Vía Augusta
Alberto Grimaldi
La conversión de Pedro
Supongo que será otro tipo de fobia personal, -que se une a las clásicas contra el ruido, los fanatismos, etc., y van en aumento-, pero lo cierto es que cada vez que aparece una nueva prohibición legal, que se añade a tantas como hoy cercenan nuestra maltrecha libertad y nos abrasan con deberes invasivos de nuestra privacidad -vean la obligación del cinturón de seguridad, que me protege.., ¿de mí mismo?- algo se rebela en ese entramado emotivo que (des)afina el sentido de vivir. Una perorata reflexiva que surge a rebufo de la nueva prohibición municipal de que no se fume en las playas capitalinas, para velar por la salud y el bienestar de la ciudadanía. Como si la bondad del objetivo antitabaco justificara todos los desbarres del político versátil. O como si cuidar de la salud de los fumadores fuera más una problemática de orden público que una opción individual de cada cual, como creo.

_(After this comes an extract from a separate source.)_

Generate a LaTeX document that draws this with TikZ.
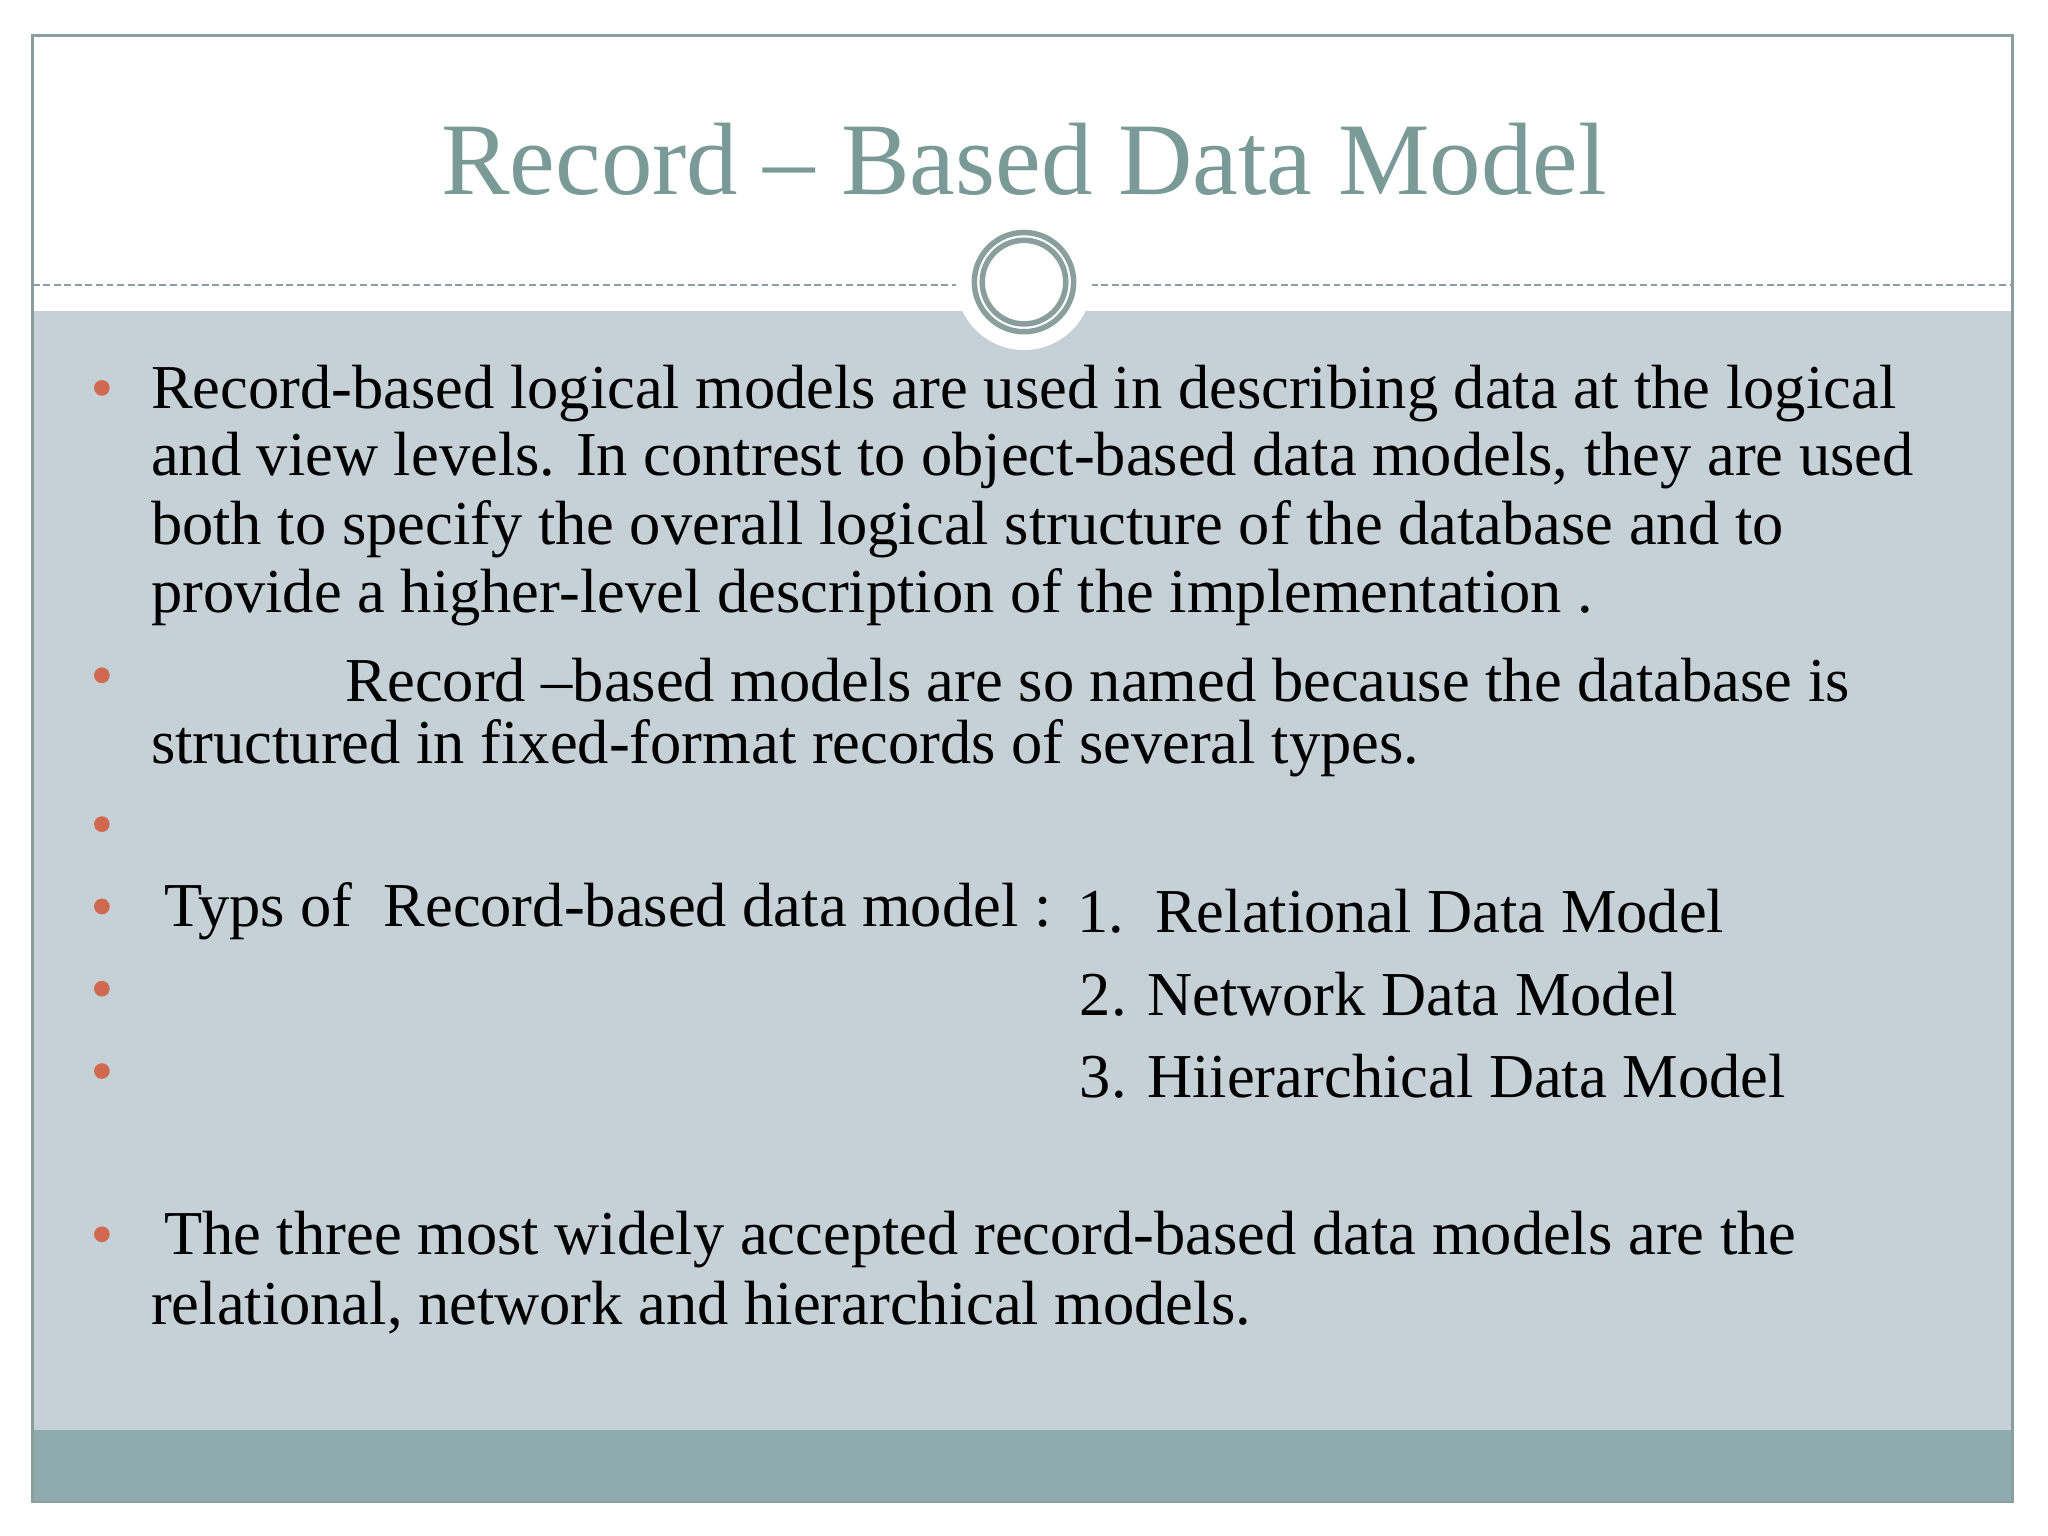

Advierto, para evitar equívocos, que no fumo y no aludo aquí a intereses privados. Y que esta diatriba no tiene tanto que ver con la defensa al derecho de fumar, -lo que no pasa de mera excusa ejemplificadora- como con el repudio de la intolerancia y la denuncia indesmayable contra la falacia de la planificación burocrática, convertida en obsesión política, cada día más cultivada entre nuestros próceres. O con la crítica de ese sesgo totalitario de controlar, sin piedad, las actividades personales y sociales de los ciudadanos, a fuer de invadir las esferas privadas y las costumbres o usos que cada uno asuma o adopte para gestionar su vida. Y es que hoy hablo del tabaco, pero ayer ya protesté, o mañana volveré a clamar, contra ese (in)grato vértigo del prohibir por prohibir, con saña, que acaba obsesionando a quien accede a un cargo público, a despecho de que por lo mismo que ningún fumador debe atosigar al vecino con sus malos humos, nadie debería tampoco imponer al resto sus malos humores ni sus personales tácticas vitales, por sanas que le parezcan. Porque al cabo, la lógica nos confirma que lo que mata no es el humo, ni el vino, ni los somníferos o el sexo, sino el abuso conductual en el uso de cada tentación a mano. Sabemos que uno de los pilares de la democracia es que la libertad de cada cual acaba donde tropieza con la libertad del prójimo. Y justo por eso mismo, la libertad política de legislar debiera acabar donde empieza el derecho ciudadano a vivir su vida como quiera.